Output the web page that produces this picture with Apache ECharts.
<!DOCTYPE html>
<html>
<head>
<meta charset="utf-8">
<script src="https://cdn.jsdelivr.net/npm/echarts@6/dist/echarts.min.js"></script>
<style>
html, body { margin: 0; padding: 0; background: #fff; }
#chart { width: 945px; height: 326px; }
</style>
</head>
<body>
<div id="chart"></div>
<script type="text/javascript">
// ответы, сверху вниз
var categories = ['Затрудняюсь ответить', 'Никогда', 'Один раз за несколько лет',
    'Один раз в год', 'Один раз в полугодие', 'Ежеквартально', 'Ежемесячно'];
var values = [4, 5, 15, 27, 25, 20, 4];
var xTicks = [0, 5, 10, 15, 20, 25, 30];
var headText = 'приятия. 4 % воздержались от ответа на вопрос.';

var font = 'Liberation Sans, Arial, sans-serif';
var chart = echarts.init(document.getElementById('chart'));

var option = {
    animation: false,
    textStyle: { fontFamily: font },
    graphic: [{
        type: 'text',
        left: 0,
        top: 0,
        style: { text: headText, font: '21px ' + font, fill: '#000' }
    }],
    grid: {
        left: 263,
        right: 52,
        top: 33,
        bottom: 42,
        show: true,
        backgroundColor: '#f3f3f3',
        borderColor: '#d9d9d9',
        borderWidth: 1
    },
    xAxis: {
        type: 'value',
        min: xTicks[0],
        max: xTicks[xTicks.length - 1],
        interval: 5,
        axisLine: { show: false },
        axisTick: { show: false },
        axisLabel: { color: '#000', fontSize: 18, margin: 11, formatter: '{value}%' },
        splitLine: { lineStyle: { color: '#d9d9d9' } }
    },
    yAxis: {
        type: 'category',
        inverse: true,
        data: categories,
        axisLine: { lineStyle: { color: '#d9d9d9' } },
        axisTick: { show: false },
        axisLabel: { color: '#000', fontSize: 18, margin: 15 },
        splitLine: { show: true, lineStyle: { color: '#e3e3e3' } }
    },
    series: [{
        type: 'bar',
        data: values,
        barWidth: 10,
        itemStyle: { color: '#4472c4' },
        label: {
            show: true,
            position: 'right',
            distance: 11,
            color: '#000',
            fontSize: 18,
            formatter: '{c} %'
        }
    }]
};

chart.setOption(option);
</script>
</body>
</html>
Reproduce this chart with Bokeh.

══════

**WORK TO COMPLETE**
Repeat the data precisely, reproducing every entry.

**ANSWER TO THIS TASK**
Output the web page that produces this picture with Apache ECharts.
<!DOCTYPE html>
<html>
<head>
<meta charset="utf-8">
<script src="https://cdn.jsdelivr.net/npm/echarts@6/dist/echarts.min.js"></script>
<style>
html, body { margin: 0; padding: 0; background: #fff; }
#chart { width: 945px; height: 326px; }
</style>
</head>
<body>
<div id="chart"></div>
<script type="text/javascript">
// ответы, сверху вниз
var categories = ['Затрудняюсь ответить', 'Никогда', 'Один раз за несколько лет',
    'Один раз в год', 'Один раз в полугодие', 'Ежеквартально', 'Ежемесячно'];
var values = [4, 5, 15, 27, 25, 20, 4];
var xTicks = [0, 5, 10, 15, 20, 25, 30];
var headText = 'приятия. 4 % воздержались от ответа на вопрос.';

var font = 'Liberation Sans, Arial, sans-serif';
var chart = echarts.init(document.getElementById('chart'));

var option = {
    animation: false,
    textStyle: { fontFamily: font },
    graphic: [{
        type: 'text',
        left: 0,
        top: 0,
        style: { text: headText, font: '21px ' + font, fill: '#000' }
    }],
    grid: {
        left: 263,
        right: 52,
        top: 33,
        bottom: 42,
        show: true,
        backgroundColor: '#f3f3f3',
        borderColor: '#d9d9d9',
        borderWidth: 1
    },
    xAxis: {
        type: 'value',
        min: xTicks[0],
        max: xTicks[xTicks.length - 1],
        interval: 5,
        axisLine: { show: false },
        axisTick: { show: false },
        axisLabel: { color: '#000', fontSize: 18, margin: 11, formatter: '{value}%' },
        splitLine: { lineStyle: { color: '#d9d9d9' } }
    },
    yAxis: {
        type: 'category',
        inverse: true,
        data: categories,
        axisLine: { lineStyle: { color: '#d9d9d9' } },
        axisTick: { show: false },
        axisLabel: { color: '#000', fontSize: 18, margin: 15 },
        splitLine: { show: true, lineStyle: { color: '#e3e3e3' } }
    },
    series: [{
        type: 'bar',
        data: values,
        barWidth: 10,
        itemStyle: { color: '#4472c4' },
        label: {
            show: true,
            position: 'right',
            distance: 11,
            color: '#000',
            fontSize: 18,
            formatter: '{c} %'
        }
    }]
};

chart.setOption(option);
</script>
</body>
</html>
Reproduce this chart with Bokeh.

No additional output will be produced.